Eine unserer wichtigsten Aufgaben
„Wie lieblich sind die Füße derer, die das Evangelium des Guten verkündigen!“ (Röm 10,15).
Es gibt viele Seelen, die kurz vor der ewigen Verdamnis stehen. Sind wir abrufbereit, um ihnen noch einmal das Evanglium zu sagen? Folgende wahre Geschichte, die ich vor kurzem las, macht Mut das Werk eines Evangelisten zu tun:
„Können Sie kommen, um eine kranke Frau zu besuchen?“
— „Ist es sehr dringend?“ — „Ja, sie wird die Nacht wohl nicht überleben.“ — „Es ist gut, ich komme sofort.“ Ich legte den Hörer auf.
Ich bahnte mir einen Weg durch die Straßen der Stadt, war bald an Ort und Stelle und wurde sofort ins Krankenzimmer geführt. Traurig und hilflos sah mir das Gesicht einer Frau entgegen. Die Kranke versuchte zu sprechen, aber ihre Stimme war so schwach und gebrochen, dass ich mich tief über sie beugen musste, um zu verstehen, was sie sagte. Ich fühlte, dass ich dem Tod gegenüberstand, denn man konnte förmlich sehen, wie ihr Leben dahinschwand.
Hoffnungslosigkeit spiegelte sich in ihrem Gesicht, während sie darauf wartete, dass ich sie ansprach. Die Dunkelheit des Abends schien sich noch zu vertiefen, als ich die blassen, eingefallenen Züge beobachtete, auf denen Verzweiflung geschrieben stand. Da war keine Zeit zu verlieren, keine Zeit zur Unterhaltung über die Dinge dieser Welt: ein Ewigkeitsschicksal stand auf dem Spiel. — „Frau Cook“, fragte ich, als ich mich über sie beugte, „sind Sie bereit, zu sterben, haben Sie eine Hoffnung?“ — „Nein“, murmelte sie, und ein tiefer Seufzer kam über ihre Lippen.
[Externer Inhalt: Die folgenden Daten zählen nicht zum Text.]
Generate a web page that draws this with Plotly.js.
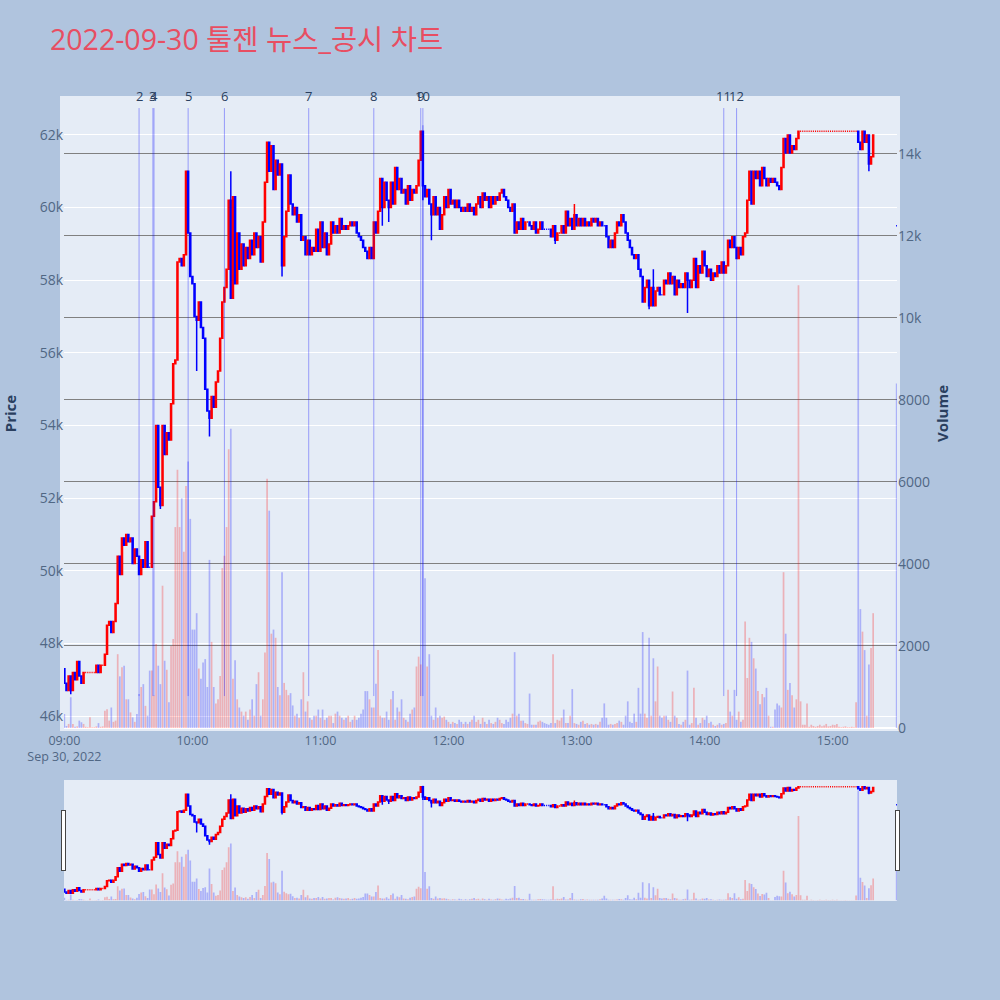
<!DOCTYPE html>
<html><head><meta charset="utf-8">
<script src="https://cdn.plot.ly/plotly-3.0.1.min.js"></script>
<style>html,body{margin:0;padding:0;background:#B0C4DE;}</style>
</head><body>
<div id="chart" style="width:1000px;height:1000px;"></div>
<script>
const dayDate = '2022-09-30';
const firstOpen = 47300;
// 1-minute closes 09:00 .. 15:19
const closes = [
46900,46700,47100,46700,47200,47000,47500,47100,46900,47200,
47200,47200,47200,47200,47200,47400,47200,47400,47400,47700,
48500,48600,48300,48600,49100,50400,49900,50900,50700,51000,
50800,50900,50200,50600,50400,49900,50300,50100,50800,50100,
50100,51500,51900,54000,52300,51800,54000,53200,53800,53600,
54600,55700,55800,58500,58600,58400,58700,61000,59300,58100,
57900,57000,56900,57400,56700,56400,55000,54400,54200,54800,
54500,55200,55500,56400,57400,57800,58300,60200,57500,60300,
57900,59300,58300,59000,58400,58900,58600,59100,58700,59300,
58900,59200,58500,59600,60700,61800,61000,61700,60500,61300,
60900,61200,58400,59200,59900,60900,60100,59800,60000,59600,
59800,59100,59200,58700,59100,58700,58900,58800,59400,58800,
59600,58900,59300,58700,59000,59600,59300,59500,59300,59700,
59400,59500,59400,59500,59600,59500,59600,59300,59200,59100,
58900,58800,58600,58900,58600,59600,59300,59900,60800,60000,
60700,60200,60000,60700,60100,61100,60500,60800,60400,60500,
60100,60600,60200,60500,60400,60600,61300,62100,60600,60300,
60500,60100,59800,60300,59800,60000,59400,59800,60300,60000,
60500,60100,60200,60000,60200,60000,59900,60000,59900,60100,
59900,60000,59800,60100,60300,60000,60400,60200,60300,60000,
60300,60100,60300,60200,60400,60500,60300,60200,60000,59900,
60100,59300,59600,59400,59700,59400,59600,59600,59500,59400,
59600,59300,59400,59600,59400,59400,59400,59400,59200,59500,
59100,59300,59300,59500,59300,59900,59500,59700,59400,59800,
59500,59700,59500,59700,59500,59600,59500,59700,59600,59700,
59500,59600,59500,59500,59200,58900,59100,58900,59300,59600,
59500,59800,59600,59300,59100,58900,58700,58600,58700,58300,
58100,57400,57800,58000,57300,57800,57300,57700,57800,57600,
57600,58000,57900,58200,57900,58100,57600,58000,57800,57900,
57800,58200,58000,57800,58000,58600,57800,58400,58200,58800,
58400,58100,58300,58000,58200,58100,58400,58200,58500,58200,
58400,59100,58900,59200,58900,58600,58900,58700,59200,59300,
60200,61000,60100,61000,60800,61000,60600,61100,60800,60600,
60800,60700,60800,60700,60600,60500,61100,61900,61500,62000,
61500,61700,61600,61900,62100,62100,62100,62100,62100,62100,
62100,62100,62100,62100,62100,62100,62100,62100,62100,62100,
62100,62100,62100,62100,62100,62100,62100,62100,62100,62100,
62100,62100,61800,61600,62100,61800,62000,61200,61400,62000
];
const volumes = [
340,50,100,750,100,30,40,180,140,100,
30,20,260,20,20,40,120,30,40,420,
460,180,500,150,180,1800,1260,1480,1520,700,
700,380,260,150,340,830,1000,1070,540,300,
1400,1400,790,2050,1520,1070,3470,1640,1420,630,
2000,2170,4900,6300,4900,5600,4300,5900,6500,5100,
2400,2400,2800,1450,1200,1600,1680,1000,4100,2100,
1000,600,700,1270,3900,4200,4900,6800,7300,1200,
1650,700,500,400,300,400,200,450,700,300,
1070,1360,300,700,1840,6080,5300,2300,2400,2200,
1000,800,3800,1100,930,800,850,550,300,350,
250,700,1360,400,650,250,200,300,300,450,
250,450,200,250,300,300,120,350,400,300,
250,200,250,300,150,200,300,200,250,350,
450,900,900,700,500,500,1080,1900,300,250,
250,400,200,700,900,200,500,400,700,250,
200,150,350,450,500,1500,1740,1550,14700,3650,
1500,1800,300,200,500,250,300,250,280,200,
150,100,150,120,100,200,150,100,150,100,
150,200,300,150,200,100,250,150,100,200,
120,100,150,250,200,120,100,200,150,250,
350,1850,300,350,180,180,120,100,840,80,
80,80,150,180,150,120,100,80,120,1800,
120,200,180,250,450,120,120,300,950,120,
100,80,150,180,100,120,80,100,80,100,
80,150,250,600,250,80,100,80,100,120,
180,150,80,300,650,150,120,350,150,980,
350,2340,350,250,2200,300,1700,650,1500,300,
250,300,300,200,150,890,300,250,100,80,
150,200,1400,80,120,980,250,80,120,250,
200,300,120,150,80,50,80,120,80,100,
120,930,400,300,930,200,400,150,200,2600,
1220,2200,2100,1700,1450,900,580,830,750,980,
300,30,30,450,600,550,500,3800,2300,930,
1100,800,500,700,10800,650,80,80,600,30,
80,50,30,50,80,40,60,100,40,50,
80,70,100,30,20,30,40,20,20,30,
20,630,14070,2900,2350,1900,300,1550,1950,2800
];
const auctionTime = '15:30';
const auctionClose = 59500;
const auctionVolume = 8400;
// [minute index, wick price]
const lowWicks = [[3,46600],[45,51700],[62,55500],[68,53700],[102,58100],[149,59500],[152,59600],[168,60200],[172,59100],[230,59000],[274,57200],[292,57100],[377,61000]];
const highWicks = [[78,61000],[239,60100],[276,58300]];
const eventLabels = ['2','3','4','5','6','7','8','9','10','11','12'];
const eventTimes = ['09:35:00','09:41:30','09:42:00','09:58:00','10:15:00','10:54:30','11:25:00','11:47:00','11:48:00','14:09:00','14:15:00'];
const priceTickVals = [46000,48000,50000,52000,54000,56000,58000,60000,62000];
const volumeTickVals = [0,2000,4000,6000,8000,10000,12000,14000];

function stamp(i){
  const t = 9*60 + i;
  const h = Math.floor(t/60), m = t % 60;
  return dayDate + ' ' + String(h).padStart(2,'0') + ':' + String(m).padStart(2,'0');
}
const x = [], o = [], h = [], l = [], c = [], v = [];
closes.forEach((cl, i) => {
  const op = i === 0 ? firstOpen : closes[i-1];
  x.push(stamp(i)); o.push(op); c.push(cl);
  h.push(Math.max(op, cl)); l.push(Math.min(op, cl)); v.push(volumes[i]);
});
lowWicks.forEach(([i, p]) => { l[i] = Math.min(l[i], p); });
highWicks.forEach(([i, p]) => { h[i] = Math.max(h[i], p); });
x.push(dayDate + ' ' + auctionTime); o.push(auctionClose); c.push(auctionClose);
h.push(auctionClose); l.push(auctionClose); v.push(auctionVolume);

// bar colours follow candle direction
const barColors = [];
let dirPrev = 1;
for (let i = 0; i < c.length; i++) {
  let d;
  if (c[i] > o[i]) d = 1; else if (c[i] < o[i]) d = -1;
  else if (i > 0 && c[i] > c[i-1]) d = 1; else if (i > 0 && c[i] < c[i-1]) d = -1;
  else d = dirPrev;
  dirPrev = d;
  barColors.push(d > 0 ? 'rgba(255,0,0,0.25)' : 'rgba(0,0,255,0.25)');
}

const xRange = [dayDate + ' 08:59:50', dayDate + ' 15:30:10'];

const traces = [
  {type:'candlestick', x:x, open:o, high:h, low:l, close:c, yaxis:'y', name:'Price',
   whiskerwidth:0,
   increasing:{line:{color:'red', width:1.5}, fillcolor:'red'},
   decreasing:{line:{color:'blue', width:1.5}, fillcolor:'blue'}},
  {type:'bar', x:x, y:v, yaxis:'y2', name:'Volume', marker:{color:barColors, line:{width:0}}}
];

const shapes = [{type:'rect', xref:'paper', yref:'paper', x0:-4/833, x1:1+3/833, y0:0, y1:1,
  fillcolor:'#E5ECF6', line:{width:0}, layer:'below'}];
const annotations = [];
eventTimes.forEach((t, k) => {
  const xt = dayDate + ' ' + t;
  shapes.push({type:'line', xref:'x', yref:'y', x0:xt, x1:xt, y0:46550, y1:62740,
    line:{color:'rgba(0,0,255,0.35)', width:1}});
  annotations.push({x:xt, xref:'x', y:1, yref:'paper', text:eventLabels[k], showarrow:false,
    yanchor:'middle', xanchor:'center', font:{size:13, color:'#2a3f5f'}});
});

const yTickFont = {size:14, color:'#506784'};
const xTickFont = {size:12.5, color:'#506784'};
const layout = {
  width:1000, height:1000,
  paper_bgcolor:'#B0C4DE', plot_bgcolor:'#E5ECF6',
  font:{family:'"Open Sans", "Noto Sans CJK KR", sans-serif', color:'#2a3f5f', size:12},
  title:{text:'2022-09-30 툴젠 뉴스_공시 차트', x:0.05, xanchor:'left', y:0.96, yanchor:'middle', yref:'container',
    font:{size:28.5, color:'rgb(232,78,98)'}},
  margin:{l:64, r:103, t:96, b:100},
  showlegend:false,
  xaxis:{type:'date', range:xRange, showgrid:false, zeroline:false, tickfont:xTickFont,
    rangeslider:{visible:true, thickness:0.15, bgcolor:'#E5ECF6', borderwidth:0, range:xRange}},
  yaxis:{title:{text:'<b>Price</b>', font:{size:15}, standoff:22}, range:[45588,63072], tickvals:priceTickVals,
    gridcolor:'white', zeroline:false, side:'left', tickfont:yTickFont},
  yaxis2:{title:{text:'<b>Volume</b>', font:{size:15}}, overlaying:'y', side:'right', range:[-73,15412],
    tickvals:volumeTickVals, gridcolor:'gray', gridwidth:1, zeroline:true, zerolinecolor:'white', zerolinewidth:2,
    tickfont:yTickFont},
  shapes:shapes, annotations:annotations
};
Plotly.newPlot('chart', traces, layout, {displayModeBar:false});
</script>
</body></html>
So klar wie ich vermochte, erzählte ich ihr den wunderbaren Heilsplan Gottes, kniete nieder, betete mit ihr und sang ihr dann leise die Verse:
„So wie ich bin, so muß es sein, nicht meine Kraft, nur du allein, dein Blut wäscht mich von Flecken rein, o Gottes Lamm, ich komm!
Grad' wie ich bin, nimmst du mich an,
die Sündenschuld ist abgetan,
weil ich auf dein Wort trauen kann.
O Gottes Lamm, ich komm, ich komm!“
Als ich den zweiten Vers sang, hörte ich ihre Stimme, wie sie schwach und matt mitzusingen versuchte. Manchmal konnte ich die Worte unterscheiden, aber meist blieben sie unverständlich, bis ich zur letzten Zeile kam. Da sang sie mit Herz und Mund: „O Gotteslamm, ich komm!“
Und sie kam — in der vollen Gewißheit des Glaubens. Ich verließ sie und wusste, dass alles in Ordnung war, dass sie heimging zu ihrem himmlischen Vater.
Sie war ein Mitglied der Kirche gewesen — aber — unbekehrt. Das gerade war ihre große Not, denn das Wort Gottes sagt klar und mit Nachdruck: „Es sei denn, dass ihr euch umkehret, so werdet ihr nicht ins Himmelreich kommen“ (Mat 18,3). Auf dem Heimweg überfiel mich eine große Traurigkeit im Gedanken an die ungeheure Verantwortung der Menschen, die ändern die Mitgliedschaft in einer Kirche oder Gemeinde gewähren, ohne dass sie „wiedergeboren“ sind.
Ich sah Frau Cook nicht mehr, bis ich an ihrem Sarg stand und ihr wächsernes Gesicht mir todkalt entgegenblickte. Als ich ihre Begräbnispredigt hielt, entschloß ich mich, mehr denn je alles beiseitezulegen und mich rückhaltlos in die Arbeit zu stellen, Menschen für die Ewigkeit bereitzumachen.